Acclimating to the dungeon-esque surroundings, I discern this completely nude female is actually hot! We start goin' at it. All is lookin' more promising than a blind guy winning the Indy 500, until I flip this little lady over, and begin suiting up my festive friend.

Since the chick has her ass to me, she can't see what I'm doing. The dude, however ― who's observing from the corner ― vociferates, "We don't use condoms."

I turn, nonplussed. "Well, I, uh―"

"In fact, we hate rubbers!" By this point, the guy is attempting to stand, and his wife has turned away, apparently in disgust.

"Rubbers turn us off!" the behemoth bellows.

I'm dressed in less time than it takes Charlie Sheen to pick up hookers. In mere seconds, I'm out the door, and runnin' for my truck.

Behind me, the attack dogs howl.

Certain the Hell Hounds will be released, I lunge for my vehicle, fire up the ignition, and punch the accelerator. Hobbling home, I give praise to Hal Holbrook ― the Patron Saint of Sex ― for saving me from the evening's nightmarish trek into the bowels of Hades.

WHORE

As prompted by the online classified, I asked her name.

"I'm the whore of my Master," she replied.

It was all I could do to refrain from laughing. And then, the quintessential Asian guy made his appearance.

"Hey, everybody! I'm Steve! I'm not certain I have the correct hotel ― Oh, damn!" Extending a hand toward the woman in question, ol' Esteban did everything the classified stipulated not to. "Are you the whore from the online ad?"

It was my inaugural slut training session, and I couldn't have been more thrilled!

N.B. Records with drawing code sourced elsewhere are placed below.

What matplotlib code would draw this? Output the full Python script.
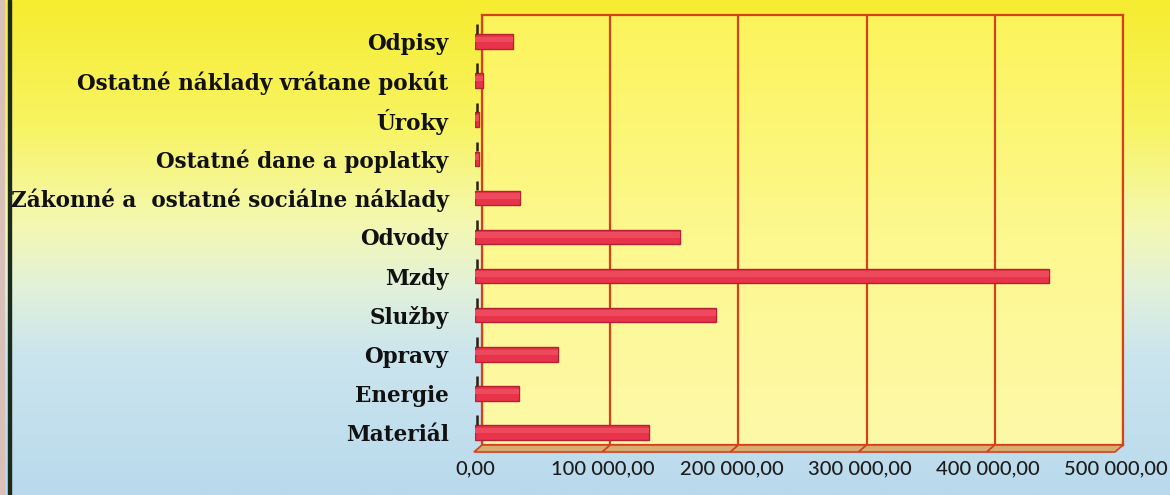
import numpy as np
import matplotlib
matplotlib.use("Agg")
import matplotlib.pyplot as plt
import matplotlib.ticker
from matplotlib.colors import LinearSegmentedColormap
from matplotlib.patches import Polygon

# categories from bottom to top, as in the chart
categories = ["Materiál", "Energie", "Opravy", "Služby", "Mzdy", "Odvody",
              "Zákonné a  ostatné sociálne náklady", "Ostatné dane a poplatky",
              "Úroky", "Ostatné náklady vrátane pokút", "Odpisy"]
values = [136000, 34000, 65000, 188000, 448000, 160000, 35000, 3500, 3500, 6500, 30000]
x_ticks = [0, 100000, 200000, 300000, 400000, 500000]

W, H = 1170, 495

def px(x0, y0, x1, y1):
    return [x0 / W, 1 - y1 / H, (x1 - x0) / W, (y1 - y0) / H]

def money(v, pos):
    s = "{:,.2f}".format(v)
    return s.replace(",", " ").replace(".", ",")

fig = plt.figure(figsize=(11.7, 4.95), dpi=100)

# background gradient yellow -> light blue
bg = fig.add_axes([0, 0, 1, 1], zorder=-10)
bg_cmap = LinearSegmentedColormap.from_list("bg", [(0.0, "#f6ec30"), (0.25, "#f8f462"),
                                                     (0.45, "#f4f8b0"), (0.58, "#e2f1da"),
                                                     (0.72, "#cbe5ee"), (1.0, "#b9d9ec")])
bg.imshow(np.linspace(0, 1, 256).reshape(-1, 1), cmap=bg_cmap, aspect="auto",
          extent=[0, 1, 0, 1], origin="upper")
bg.set_xlim(0, 1)
bg.set_ylim(0, 1)
bg.axvspan(0.0, 0.003, color="#d9c0b8")
bg.axvspan(0.0068, 0.0092, color="#1c2a1c")
bg.axis("off")

# back wall
wall = fig.add_axes(px(482, 15, 1123, 445), zorder=-5)
wall_cmap = LinearSegmentedColormap.from_list("wall", ["#fcf45a", "#fdf88e", "#fef9a8"])
wall.imshow(np.linspace(0, 1, 256).reshape(-1, 1), cmap=wall_cmap, aspect="auto",
            extent=[0, 500000, 0, 1], origin="upper")
wall.set_xlim(0, 500000)
wall.set_ylim(0, 1)
wall.set_xticks(x_ticks)
wall.set_yticks([])
wall.tick_params(length=0, labelbottom=False)
wall.grid(axis="x", color="#d8401c", linewidth=1.6)
for sp in wall.spines.values():
    sp.set_color("#d8401c")
    sp.set_linewidth(1.6)

# floor strip below the wall
dx, dy = -8, 7
for v0, v1 in zip(x_ticks[:-1], x_ticks[1:]):
    (xa, ya) = wall.transData.transform((v0, 0))
    (xb, yb) = wall.transData.transform((v1, 0))
    pts = [(xa, ya), (xb, yb), (xb + dx, yb - dy), (xa + dx, ya - dy)]
    pts = [fig.transFigure.inverted().transform(p) for p in pts]
    fig.patches.append(Polygon(pts, closed=True, facecolor="#d8ac70", edgecolor="#d8401c",
                               linewidth=1.2, transform=fig.transFigure, zorder=-4))

# front plane with the bars
ax = fig.add_axes(px(475, 22, 1116, 452), zorder=1)
ax.patch.set_alpha(0)
ypos = np.arange(len(categories))
ax.barh(ypos, values, height=0.37, color="#e8334a", edgecolor="#b42236", linewidth=1.0)
ax.barh(ypos + 0.05, values, height=0.14, color="#ee4a5e", linewidth=0)
ax.vlines(np.full(len(categories), 1500), ypos + 0.19, ypos + 0.44, color="#2a2010", linewidth=1.8)

ax.set_xlim(0, 500000)
ax.set_ylim(-0.5, len(categories) - 0.5)
ax.set_xticks(x_ticks)
ax.xaxis.set_major_formatter(matplotlib.ticker.FuncFormatter(money))
ax.set_yticks(ypos)
ax.set_yticklabels(categories, family="DejaVu Serif", fontweight="bold", fontsize=15.5)
ax.tick_params(axis="y", length=0, pad=19, colors="#111111")
ax.tick_params(axis="x", length=0, pad=6, labelsize=14.5, colors="#1c1c1c")
for lab in ax.get_xticklabels():
    lab.set_family("Lato")
    lab.set_fontweight("medium")
for sp in ax.spines.values():
    sp.set_visible(False)

plt.savefig("out.png", dpi=100)
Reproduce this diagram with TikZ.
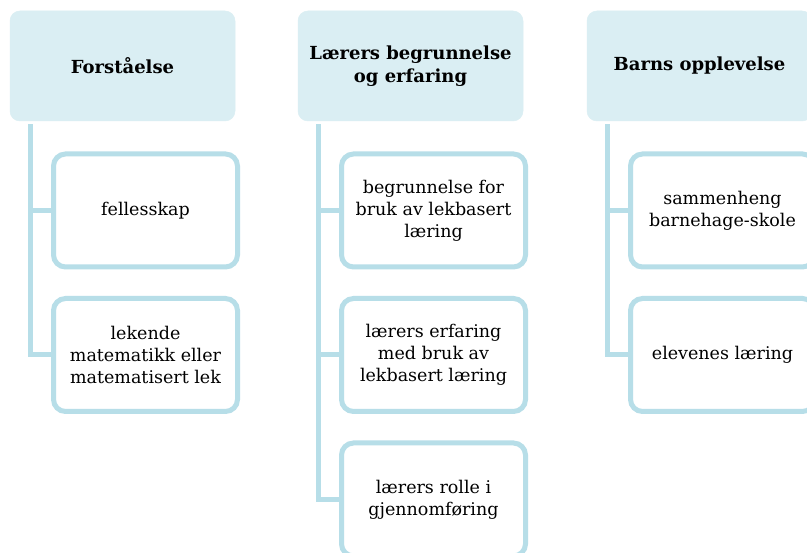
\documentclass[tikz,border=0pt]{standalone}
\usepackage{fontspec}
\setmainfont{DejaVu Serif}
\definecolor{hdrfill}{HTML}{DAEEF3}
\definecolor{linec}{HTML}{B7DEE8}
\begin{document}
\begin{tikzpicture}[x=1pt,y=-1pt,
 hdr/.style={fill=hdrfill, draw=hdrfill, line width=0.5pt, rounded corners=10pt, minimum width=225pt, minimum height=110pt, inner sep=0pt, align=center, font=\bfseries\fontsize{18}{23}\selectfont},
 item/.style={draw=linec, line width=5pt, fill=white, rounded corners=12pt, minimum width=184pt, minimum height=113pt, inner sep=0pt, align=center, font=\fontsize{17.5}{22}\selectfont},
 conn/.style={draw=linec, line width=5pt}]
\useasboundingbox (0,0) rectangle (807,553);
\clip (0,0) rectangle (807,553);
\fill[white] (0,0) rectangle (807,553);
% column 1
\node[hdr] (h1) at (122.5,66) {Forståelse};
\node[item] (c11) at (145.5,210.5) {fellesskap};
\node[item] (c12) at (145.5,355) {lekende\\matematikk eller\\matematisert lek};
% column 2
\node[hdr] (h2) at (410.5,66) {Lærers begrunnelse\\og erfaring};
\node[item] (c21) at (433.5,210.5) {begrunnelse for\\bruk av lekbasert\\læring};
\node[item] (c22) at (433.5,355) {lærers erfaring\\med bruk av\\lekbasert læring};
\node[item] (c23) at (433.5,499.5) {lærers rolle i\\gjennomføring};
% column 3
\node[hdr] (h3) at (699.5,66) {Barns opplevelse};
\node[item] (c31) at (722.5,210.5) {sammenheng\\barnehage-skole};
\node[item] (c32) at (722.5,355) {elevenes læring};
% connectors
\coordinate (v1) at ([xshift=20.5pt,yshift=-3pt]h1.south west);
\coordinate (v2) at ([xshift=20.5pt,yshift=-3pt]h2.south west);
\coordinate (v3) at ([xshift=20.5pt,yshift=-3pt]h3.south west);
\draw[conn] (v1) |- (c11.west);
\draw[conn] (v1) |- (c12.west);
\draw[conn] (v2) |- (c21.west);
\draw[conn] (v2) |- (c22.west);
\draw[conn] (v2) |- (c23.west);
\draw[conn] (v3) |- (c31.west);
\draw[conn] (v3) |- (c32.west);
\end{tikzpicture}
\end{document}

Four of us showed; a moderate turn out. She sat in the motel lobby. We approached, and began groping her ― as specified in the Internet plea for penis. Drunks at the bar pressed their faces against the glass, not certain if what they were witnessing was attributable to alcohol.

Once we reached the room, she was stripped naked, and collared. One suitor had a change of heart, and fled. The remainder of us donned our game faces, and did what slut trainers do, I suppose.

Her Master drove her face-first into the bed.

I flipped her over, and attempted kissing her. She pulled away faster than a kid bein' force-fed liver.

"Fuck her ass!" the bossy beau yelled at me.

Breaking character, the chick turned, retorting, "No fucking way!"

Holding her down, El Maestro demanded she shut up.

I was beyond hesitant.

Sergeant Hulka encouraged me to continue.

I tried, but it was like driving a Lincoln Town Car into a thimble.

She screamed.

I stopped. "Sorry, man, but this isn't gonna fit," I proclaimed in an apparent violation of protocol. As a result, I wisely chose Door #2, and spent the evening giving my hips a serious workout, while the Master barked orders.

I have no idea what I'm doing, when it comes to BDSM. I don't even know what the hell the acronym means. Still, I had a great time! I'm guessin' I fucked up somewhere ― which is par for most courses I play ― as I haven't heard from the couple since.